Private consumption, public spending, fixed investment and exports all weakened, as did imports.
Private consumption increased 1.8% in the third quarter, which was below the second quarter’s 5.3% expansion. Public consumption dropped at the sharpest pace since Q3 2022, contracting 0.4% (Q2: +1.9% yoy). Meanwhile, fixed investment growth fell to 11.3% in Q3, marking the worst result since Q3 2022 (Q2: +13.3% yoy).
On the external sector, exports of goods and services contracted 1.6% in Q3, marking the worst reading since Q4 2020 (Q2: +0.6% yoy). In addition, imports of goods and services deteriorated, contracting 8.5% in Q3 (Q2: +0.9% yoy).
The economy should expand at a faster clip in 2024 than this year, thanks to a rebound in industrial production and stronger increases in private consumption and exports. Key factors to monitor are fiscal metrics and the renegotiation of the National Recovery Plan with the EU, while slower-than-expected progress on reforms is a downside risk.
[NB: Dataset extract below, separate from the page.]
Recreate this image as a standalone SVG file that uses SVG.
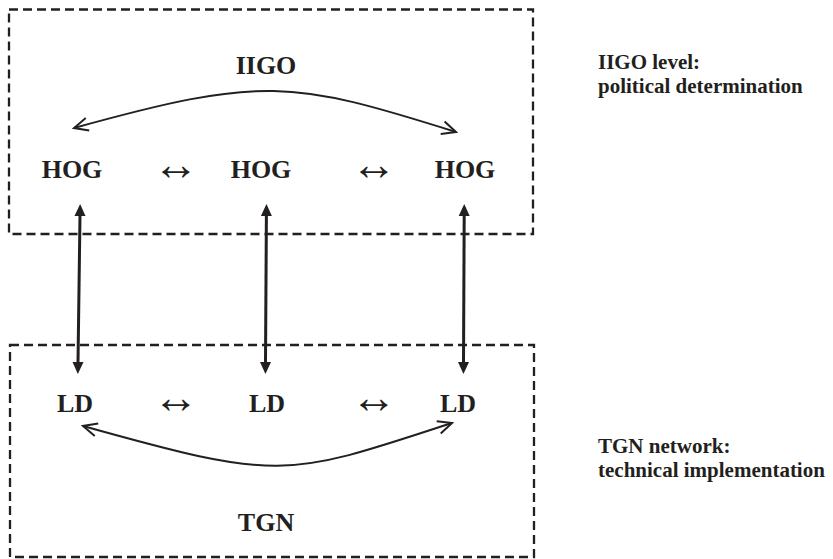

Commenting on the outlook, ING’s Stefan Posea and Valentin Tataru stated:
“For 2024, we are likely to see a rebalancing of the growth drivers from investments towards consumption, though the former should still hold on close to double-digit growth. However, with public wages likely to stay well within double-digit growth and pensions due to be increased by 13.8% starting January 2024 and approximately 22.0% starting September 2024, the private consumption story is likely to show marked improvement.”